THE TASK
Skip the pictures. Reproduce all other material exactly.

begin PROVIDED MATERIAL

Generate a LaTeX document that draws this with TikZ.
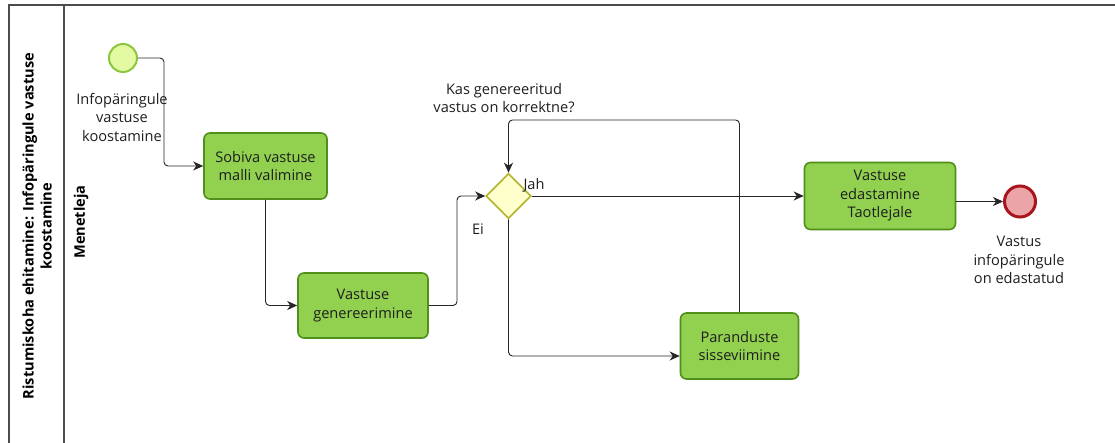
\documentclass[tikz,border=0pt]{standalone}
\usepackage{fontspec}
\setmainfont{Open Sans}
\usetikzlibrary{shapes.geometric,arrows.meta}
\definecolor{taskfill}{HTML}{92D050}
\definecolor{taskline}{HTML}{4F8F1A}
\definecolor{startfill}{HTML}{E3F9A2}
\definecolor{startline}{HTML}{8CC63F}
\definecolor{gwfill}{HTML}{FFFFCC}
\definecolor{gwline}{HTML}{B3B32B}
\definecolor{endfill}{HTML}{EBA5A9}
\definecolor{endline}{HTML}{A8151D}
\definecolor{txt}{HTML}{1E1E1E}
\tikzset{
  task/.style={rectangle, rounded corners=6pt, draw=taskline, fill=taskfill,
    line width=1.6pt, align=center, text=txt, inner sep=2pt,
    font=\fontsize{14.6}{18.5}\selectfont},
  startev/.style={circle, draw=startline, fill=startfill, line width=2pt,
    minimum size=28pt, inner sep=0pt},
  endev/.style={circle, draw=endline, fill=endfill, line width=3pt,
    minimum size=31pt, inner sep=0pt},
  gateway/.style={diamond, draw=gwline, fill=gwfill, line width=1.6pt,
    minimum width=45pt, minimum height=45pt, inner sep=0pt},
  lbl/.style={align=center, text=txt, inner sep=0pt,
    font=\fontsize{14.6}{18.5}\selectfont},
  flow/.style={draw=black!85, line width=0.9pt, rounded corners=4pt,
    -{Stealth[length=10pt,width=9pt,inset=3pt]}},
  poolline/.style={draw=black!70, line width=1.2pt},
}
\begin{document}
\begin{tikzpicture}[x=1pt,y=-1pt]
\useasboundingbox (0,0) rectangle (1115,443);
\fill[white] (0,0) rectangle (1115,443);

% pool and lane
\draw[poolline] (9,443) -- (9,5) -- (1115,5);
\draw[poolline] (64,5) -- (64,443);
\node[rotate=90, align=center, font=\fontsize{14.6}{18}\selectfont\bfseries, text=black]
  (pool) at (37,226) {Ristumiskoha ehitamine: Infopäringule vastuse\\koostamine};
\node[rotate=90, font=\fontsize{14.6}{18}\selectfont\bfseries, text=black]
  (lane) at (81,222) {Menetleja};

% events, tasks and gateway
\node[startev] (start) at (123,58) {};
\node[lbl] (startlbl) at (122,117) {Infopäringule\\vastuse\\koostamine};

\node[task, minimum width=123pt, minimum height=66pt] (t1) at (265.5,166) {Sobiva vastuse\\malli valimine};
\node[task, minimum width=130pt, minimum height=65pt] (t2) at (363,305.5) {Vastuse\\genereerimine};
\node[gateway] (gw) at (508.5,196) {};
\node[lbl] (gwlbl) at (504,98) {Kas genereeritud\\vastus on korrektne?};
\node[task, minimum width=151pt, minimum height=67pt] (t3) at (880,196) {Vastuse\\edastamine\\Taotlejale};
\node[task, minimum width=118pt, minimum height=66pt] (t4) at (739.5,346) {Paranduste\\sisseviimine};
\node[endev] (end) at (1020,201.5) {};
\node[lbl] (endlbl) at (1019,260) {Vastus\\infopäringule\\on edastatud};

\node[lbl] (jah) at (534,185) {Jah};
\node[lbl] (ei) at (478,229) {Ei};

% sequence flows
\draw[flow] (start.east) -- (164,58) -- (164,166) -- (t1.west);
\draw[flow] (t1.south) |- (t2.west);
\draw[flow] (t2.east) -- (457,305.5) |- (gw.west);
\draw[flow] (gw.east) -- (t3.west);
\draw[flow] (t3.east |- end) -- (end.west);
\draw[flow] (gw.south) |- ([yshift=-10pt]t4.west);
\draw[flow] (t4.north) -- (t4.north |- 0,120) -| (gw.north);
\end{tikzpicture}
\end{document}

end PROVIDED MATERIAL

RIGHT ANSWER
Generate a LaTeX document that draws this with TikZ.
\documentclass[tikz,border=0pt]{standalone}
\usepackage{fontspec}
\setmainfont{Open Sans}
\usetikzlibrary{shapes.geometric,arrows.meta}
\definecolor{taskfill}{HTML}{92D050}
\definecolor{taskline}{HTML}{4F8F1A}
\definecolor{startfill}{HTML}{E3F9A2}
\definecolor{startline}{HTML}{8CC63F}
\definecolor{gwfill}{HTML}{FFFFCC}
\definecolor{gwline}{HTML}{B3B32B}
\definecolor{endfill}{HTML}{EBA5A9}
\definecolor{endline}{HTML}{A8151D}
\definecolor{txt}{HTML}{1E1E1E}
\tikzset{
  task/.style={rectangle, rounded corners=6pt, draw=taskline, fill=taskfill,
    line width=1.6pt, align=center, text=txt, inner sep=2pt,
    font=\fontsize{14.6}{18.5}\selectfont},
  startev/.style={circle, draw=startline, fill=startfill, line width=2pt,
    minimum size=28pt, inner sep=0pt},
  endev/.style={circle, draw=endline, fill=endfill, line width=3pt,
    minimum size=31pt, inner sep=0pt},
  gateway/.style={diamond, draw=gwline, fill=gwfill, line width=1.6pt,
    minimum width=45pt, minimum height=45pt, inner sep=0pt},
  lbl/.style={align=center, text=txt, inner sep=0pt,
    font=\fontsize{14.6}{18.5}\selectfont},
  flow/.style={draw=black!85, line width=0.9pt, rounded corners=4pt,
    -{Stealth[length=10pt,width=9pt,inset=3pt]}},
  poolline/.style={draw=black!70, line width=1.2pt},
}
\begin{document}
\begin{tikzpicture}[x=1pt,y=-1pt]
\useasboundingbox (0,0) rectangle (1115,443);
\fill[white] (0,0) rectangle (1115,443);

% pool and lane
\draw[poolline] (9,443) -- (9,5) -- (1115,5);
\draw[poolline] (64,5) -- (64,443);
\node[rotate=90, align=center, font=\fontsize{14.6}{18}\selectfont\bfseries, text=black]
  (pool) at (37,226) {Ristumiskoha ehitamine: Infopäringule vastuse\\koostamine};
\node[rotate=90, font=\fontsize{14.6}{18}\selectfont\bfseries, text=black]
  (lane) at (81,222) {Menetleja};

% events, tasks and gateway
\node[startev] (start) at (123,58) {};
\node[lbl] (startlbl) at (122,117) {Infopäringule\\vastuse\\koostamine};

\node[task, minimum width=123pt, minimum height=66pt] (t1) at (265.5,166) {Sobiva vastuse\\malli valimine};
\node[task, minimum width=130pt, minimum height=65pt] (t2) at (363,305.5) {Vastuse\\genereerimine};
\node[gateway] (gw) at (508.5,196) {};
\node[lbl] (gwlbl) at (504,98) {Kas genereeritud\\vastus on korrektne?};
\node[task, minimum width=151pt, minimum height=67pt] (t3) at (880,196) {Vastuse\\edastamine\\Taotlejale};
\node[task, minimum width=118pt, minimum height=66pt] (t4) at (739.5,346) {Paranduste\\sisseviimine};
\node[endev] (end) at (1020,201.5) {};
\node[lbl] (endlbl) at (1019,260) {Vastus\\infopäringule\\on edastatud};

\node[lbl] (jah) at (534,185) {Jah};
\node[lbl] (ei) at (478,229) {Ei};

% sequence flows
\draw[flow] (start.east) -- (164,58) -- (164,166) -- (t1.west);
\draw[flow] (t1.south) |- (t2.west);
\draw[flow] (t2.east) -- (457,305.5) |- (gw.west);
\draw[flow] (gw.east) -- (t3.west);
\draw[flow] (t3.east |- end) -- (end.west);
\draw[flow] (gw.south) |- ([yshift=-10pt]t4.west);
\draw[flow] (t4.north) -- (t4.north |- 0,120) -| (gw.north);
\end{tikzpicture}
\end{document}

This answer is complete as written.